The reactions followed Tuesday's confirmation by Pyongyang that it would launch a rocket sometime between February 8-25 in what amounts to another major violation of UN resolutions just weeks after its fourth nuclear test.
‘We express serious concerns about that,’ foreign ministry spokesman Lu Kang said in Beijing, calling on Pyongyang to abide by UN strictures forbidding its use of ballistic missile technology -- even for ostensibly peaceful purposes.
The North insists its space programme is purely scientific in nature, but the United States and its allies say its rocket launches are aimed at developing an inter-continental ballistic missile (ICBM) capable of striking the US mainland.
In South Korea the government echoed US warnings that the North would pay a ‘heavy price’ if it went ahead, and Japanese Prime Minister Shinzo Abe condemned what he called a ‘serious provocation’.
Abe's defence minister issued an order to ‘destroy’ the rocket with surface-to-air missiles if it violated Japanese airspace.
North Korea said the sole objective was to place an Earth observation satellite into orbit, but analysts saw the launch announcement as doubling down against an international community already struggling to agree a united response to Pyongyang's January 6 nuclear test.
- 'Classic move' -
‘It's a classic move,’ said John Delury, an associate professor at Yonsei University in Seoul.
‘While waiting for a full response for the nuclear test, you might as well sneak in a rocket launch. The North tends to do these things in pairs,’ Delury said
The window dates suggest a launch around the time of the birthday on February 16 of late leader Kim Jong-Il, father of current leader Kim Jong-Un.
The United States, which has been spearheading a diplomatic drive for harsher and more effective sanctions on Pyongyang, was quick to condemn the plan.
Daniel Russel, the assistant US secretary of state for Asia-Pacific affairs, slammed what he called ‘yet another egregious violation’ of UN resolutions and said it should be met with ‘tough additional sanctions’.
UN sanctions were tightened after North Korea successfully placed a satellite in orbit on a three-stage Unha-3 rocket in December 2012.
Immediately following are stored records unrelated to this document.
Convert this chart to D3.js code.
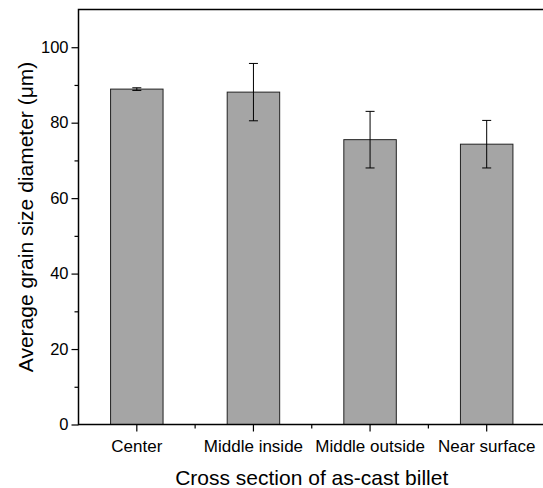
<!DOCTYPE html>
<html><head><meta charset="utf-8">
<script src="https://cdn.jsdelivr.net/npm/d3@7"></script>
<style>body{margin:0;background:#fff;} text{font-family:"Liberation Sans",Arial,sans-serif;fill:#000;}</style>
</head><body>
<svg id="c" width="543" height="488"></svg>
<script>
const categories = ["Center", "Middle inside", "Middle outside", "Near surface"];
const values = [88.9, 88.1, 75.5, 74.3];
const errors = [0.35, 7.6, 7.5, 6.3];
const yTicks = [0, 20, 40, 60, 80, 100];
const yMinorTicks = [10, 30, 50, 70, 90];
const xTitle = "Cross section of as-cast billet";
const yTitle = "Average grain size diameter (μm)";

const svg = d3.select("#c");
const L = 78.5, R = 545, T = 9.5, B = 424.5;
const x = d3.scaleBand().domain(categories).range([L, R]).paddingInner(0.55).paddingOuter(0.275);
const y = d3.scaleLinear().domain([0, 110]).range([B, T]);
const FF = '"Liberation Sans",Arial,sans-serif';

// bars
svg.selectAll("rect.bar").data(values).enter().append("rect")
  .attr("x", (d,i) => x(categories[i]))
  .attr("y", d => y(d))
  .attr("width", x.bandwidth())
  .attr("height", d => B - y(d))
  .attr("fill", "#a5a5a5").attr("stroke", "#222").attr("stroke-width", 1);

// error bars
const eg = svg.append("g").attr("stroke", "#000").attr("stroke-width", 1);
values.forEach((v,i) => {
  const cx = x(categories[i]) + x.bandwidth()/2;
  eg.append("line").attr("x1", cx).attr("x2", cx).attr("y1", y(v+errors[i])).attr("y2", y(v-errors[i]));
  [v+errors[i], v-errors[i]].forEach(e => {
    eg.append("line").attr("x1", cx-4.5).attr("x2", cx+4.5).attr("y1", y(e)).attr("y2", y(e));
  });
});

// frame
svg.append("rect").attr("x", L).attr("y", T).attr("width", R-L).attr("height", B-T)
  .attr("fill", "none").attr("stroke", "#000").attr("stroke-width", 1.5);

// y axis
const ya = svg.append("g").attr("transform", `translate(${L},0)`)
  .call(d3.axisLeft(y).tickValues(yTicks).tickSize(7).tickPadding(3).tickFormat(d3.format("d")));
ya.select(".domain").remove();
ya.selectAll("line").attr("stroke-width", 1.2);
ya.selectAll("text").style("font-size", "16.5px").style("font-family", FF);
const yam = svg.append("g").attr("transform", `translate(${L},0)`)
  .call(d3.axisLeft(y).tickValues(yMinorTicks).tickSize(4).tickFormat(""));
yam.select(".domain").remove();
yam.selectAll("line").attr("stroke-width", 1.2);

// x axis
const xa = svg.append("g").attr("transform", `translate(0,${B})`)
  .call(d3.axisBottom(x).tickSize(7).tickPadding(8));
xa.select(".domain").remove();
xa.selectAll("line").attr("stroke-width", 1.2);
xa.selectAll("text").style("font-size", "17px").style("font-family", FF);
// minor x ticks at boundaries
const bounds = categories.slice(1).map(c => x(c) - x.step()*x.paddingInner()/2);
svg.append("g").selectAll("line").data(bounds).enter().append("line")
  .attr("x1", d => d).attr("x2", d => d).attr("y1", B).attr("y2", B+4)
  .attr("stroke", "#000").attr("stroke-width", 1.2);

// titles
svg.append("text").attr("x", (L+R)/2).attr("y", 485).attr("text-anchor", "middle")
  .style("font-size", "21px").text(xTitle);
svg.append("text").attr("transform", `translate(33,${(T+B)/2}) rotate(-90)`).attr("text-anchor", "middle")
  .style("font-size", "21px").text(yTitle);
</script>
</body></html>
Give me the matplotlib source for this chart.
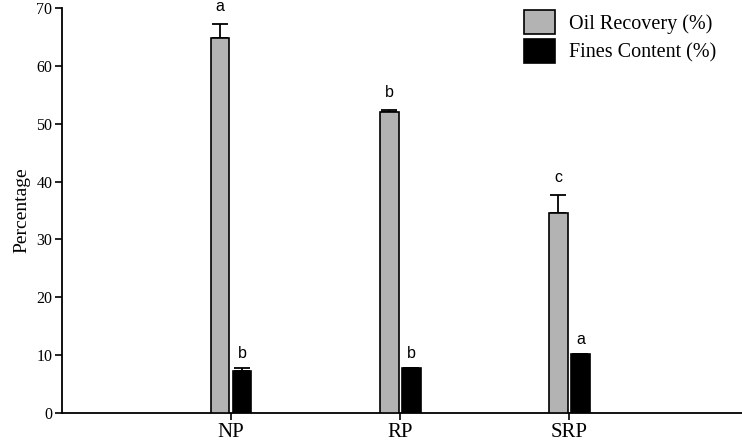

A fresh launch poses a dilemma for the international community, which is already divided on how to punish the North for its nuclear test.
North Korea's chief diplomatic ally, China, has been resisting the US push for tougher sanctions, but a rocket launch would bolster calls for Beijing to bring its maverick neighbour into line.
‘However, I'm not sure if China will change its position,’ said Delury.
‘The nuclear test is a far bigger deal for Beijing than the rocket launch, so I don't expect any tangible shift in China's perspective, whatever the US says,’ he added.
While its patience has been stretched to the limit by Pyongyang's refusal to curb its nuclear ambitions, China's overriding concern is a collapse of Kim Jong-Un's regime and the possibility of a US-allied unified Korea on its border.
‘We don't want to see any escalation of tension, but if relevant countries insist on doing so, then we are not able to stop them,’ said foreign ministry spokesman Lu.
US Secretary of State John Kerry had sought to pressure his Chinese counterpart Wang Yi during a visit to Beijing last week.
Although the two sides agreed to mount an ‘accelerated effort’ to try to resolve their differences on a new resolution, Kerry acknowledged that they had not agreed on the ‘parameters of exactly what it would do or say’.
Since early 2013, North Korea has been upgrading its Sohae satellite launch complex to handle larger longer-range rockets with heavier payloads, but most experts say Pyongyang is still years from obtaining a credible ICBM capability.